While I entered the classroom with my own plan for the course’s trajectory, the students truly shaped the final version of the course. Not only did their frequent questions, concerns, and curiosity shape the course of lectures day-to-day, but their clear interest in certain topics also pushed me to amend the syllabus to accommodate their keen interests. Despite discussing challenging topics such as sex work, abortion, citizenship rights, and slavery, the students were always respectful of the historical subjects they were studying as well as each other. It was incredibly rewarding to watch students who professed their own anxieties about studying the premodern world in Week 1 draw connections in Week 10 that myself and other academics in the field have missed! The students were not merely passive recipients of knowledge, but active co-collaborators responsible for maintaining an inquisitive classroom environment.
The course was a resounding success. Despite the course running in a tumultuous societal environment, the students were always excited to engage with the day’s material.
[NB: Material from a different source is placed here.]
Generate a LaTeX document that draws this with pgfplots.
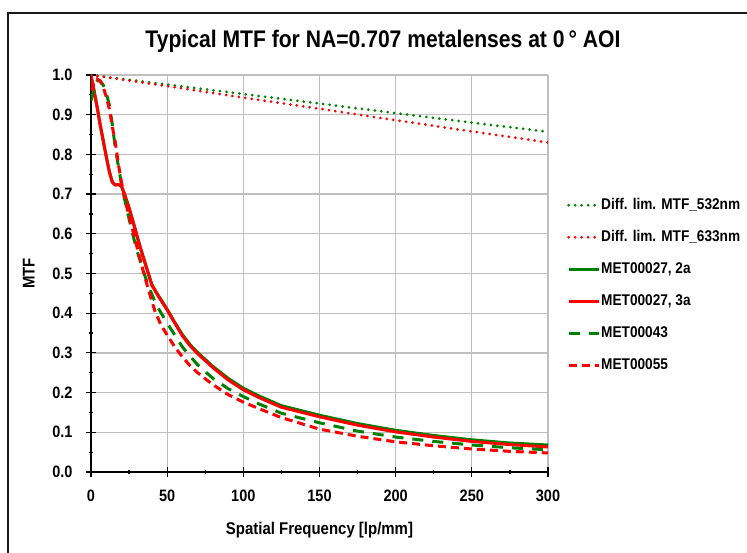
\documentclass[border=0pt]{standalone}
\usepackage{pgfplots}
\pgfplotsset{compat=1.18}
\usepackage{fontspec}
\setmainfont{Liberation Sans}[FakeStretch=0.88]

\definecolor{xlgreen}{RGB}{0,128,0}
\definecolor{xlred}{RGB}{255,0,0}
\definecolor{gridgray}{RGB}{191,191,191}

\pgfplotstableread{
nu mtf
0   1.000
50  0.976
100 0.952
150 0.928
200 0.904
250 0.880
300 0.857
}\difffivethree

\pgfplotstableread{
nu mtf
0   1.000
50  0.972
100 0.943
150 0.915
200 0.886
250 0.858
300 0.830
}\diffsixthree

\pgfplotstableread{
nu mtf
0   1.000
2   0.960
4   0.920
6   0.875
8   0.835
10  0.795
12  0.757
14  0.730
16  0.723
18  0.724
20  0.720
22  0.700
25  0.665
28  0.625
32  0.570
36  0.520
40  0.472
44  0.446
50  0.410
55  0.377
60  0.346
65  0.321
70  0.301
80  0.266
90  0.236
100 0.211
110 0.192
125 0.167
150 0.143
175 0.122
200 0.105
225 0.092
250 0.081
275 0.073
300 0.068
}\metA

\pgfplotstableread{
nu mtf
0   1.000
2   0.960
4   0.920
6   0.875
8   0.835
10  0.795
12  0.757
14  0.730
16  0.723
18  0.724
20  0.720
22  0.700
25  0.665
28  0.625
32  0.570
36  0.520
40  0.470
44  0.444
50  0.408
55  0.375
60  0.343
65  0.318
70  0.298
80  0.263
90  0.232
100 0.207
110 0.188
125 0.163
150 0.139
175 0.118
200 0.101
225 0.088
250 0.077
275 0.069
300 0.063
}\metB

\pgfplotstableread{
nu mtf
0   0.935
2   0.965
4   0.985
6   0.985
8   0.975
10  0.955
12  0.925
14  0.875
16  0.815
18  0.770
20  0.725
23  0.670
27  0.605
30  0.560
34  0.510
38  0.465
43  0.420
50  0.375
55  0.345
60  0.315
65  0.292
70  0.270
80  0.236
90  0.210
100 0.190
110 0.172
125 0.148
150 0.124
175 0.103
200 0.088
225 0.077
250 0.068
275 0.061
300 0.056
}\metC

\pgfplotstableread{
nu mtf
0   0.960
2   0.980
4   0.990
6   0.985
8   0.970
10  0.945
12  0.915
14  0.870
16  0.830
18  0.775
20  0.730
23  0.675
27  0.615
30  0.570
34  0.510
38  0.455
42  0.405
46  0.370
50  0.345
55  0.315
60  0.290
65  0.268
70  0.250
80  0.220
90  0.195
100 0.176
110 0.160
125 0.137
150 0.108
175 0.090
200 0.076
225 0.066
250 0.058
275 0.052
300 0.048
}\metD

\begin{document}
\begin{tikzpicture}
\useasboundingbox (-91bp,-81bp) rectangle (656bp,472bp);
\draw[line width=1.5bp,black!90] (-83bp,-120bp) -- (-83bp,459bp) -- (720bp,459bp);

\begin{axis}[
    scale only axis,
    width=457bp, height=397bp,
    xmin=0, xmax=300, ymin=0, ymax=1,
    axis x line=bottom, axis y line=left,
    axis line style={line width=1.4bp,-},
    xtick={0,50,...,300},
    ytick={0,0.1,...,1.0},
    minor x tick num=1, minor y tick num=1,
    tick style={black,line width=1.2bp},
    major tick length=10bp, tick align=center,
    minor tick style={/pgfplots/tick align=inside},
    minor tick length=4bp,
    grid=major,
    major grid style={gridgray,line width=1.3bp},
    /pgf/number format/assume math mode=true,
    yticklabel style={/pgf/number format/fixed,/pgf/number format/fixed zerofill,/pgf/number format/precision=1,xshift=-10bp},
    tick label style={font=\bfseries\fontsize{16.5bp}{18bp}\selectfont},
    xticklabel style={yshift=-9bp},
    xlabel={Spatial Frequency [lp/mm]},
    ylabel={MTF},
    label style={font=\bfseries\fontsize{17bp}{19bp}\selectfont},
    xlabel style={at={(axis description cs:0.5,-0.146)},anchor=center},
    ylabel style={at={(axis description cs:-0.136,0.5)},anchor=center},
    legend style={at={(axis description cs:1.0416,0.690)},anchor=north west,
        draw=none,fill=none,inner sep=0pt,row sep=18bp,
        font=\bfseries\fontsize{15.5bp}{17bp}\selectfont,
        nodes={inner xsep=1bp,inner ysep=0pt,text height=11bp,text depth=3bp}},
    legend cell align=left,
    legend image code/.code={\draw[#1] (0bp,0bp) -- (30bp,0bp);},
]
\addplot[xlgreen,line width=3bp,line cap=round,dash pattern=on 0bp off 6.5bp] table[x=nu,y=mtf] {\difffivethree};
\addlegendentry{Diff. lim. MTF\_532nm}
\addplot[xlred,line width=3bp,line cap=round,dash pattern=on 0bp off 6.5bp] table[x=nu,y=mtf] {\diffsixthree};
\addlegendentry{Diff. lim. MTF\_633nm}
\addplot[xlgreen,line width=3bp] table[x=nu,y=mtf] {\metA};
\addlegendentry{MET00027, 2a}
\addplot[xlred,line width=3bp] table[x=nu,y=mtf] {\metB};
\addlegendentry{MET00027, 3a}
\addplot[xlgreen,line width=3bp,dash pattern=on 11bp off 9bp] table[x=nu,y=mtf] {\metC};
\addlegendentry{MET00043}
\addplot[xlred,line width=3bp,dash pattern=on 8bp off 5bp] table[x=nu,y=mtf] {\metD};
\addlegendentry{MET00055}
\end{axis}

\node[font=\bfseries\fontsize{24bp}{26bp}\selectfont] at (292bp,431bp) {Typical MTF for NA=0.707 metalenses at 0\,° AOI};
\end{tikzpicture}
\end{document}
In fact, for the work of this class I was the recipient of the History Department’s 2024-2025 Award for Excellence in Teaching, given in recognition of outstanding teaching of undergrads. I am immensely grateful for the Mosse Program and the Mosse Teaching Fellowship donors for giving me this opportunity to grow as a researcher, a teacher, and most importantly, as a person.
Tiffany VanWinkoop is a PhD Candidate in the Department of History at the University of Wisconsin-Madison. She has a Bachelor of Science in Health Sciences and an M.A. in History at Simon Fraser University (Canada). Her research focuses on gender, sex, and sexuality in the Medieval Roman Empire (Byzantium) and spans a variety of topics situated in the court of Constantine VII Porphyrogennetos (r. 913-959). In the Spring of 2025, with support of the Mosse Teaching Fellowship, Tiffany offered an ambitious survey course on women, sex, and power in the expansive Mediterranean World spanning from 400 BCE to approximately 1200CE.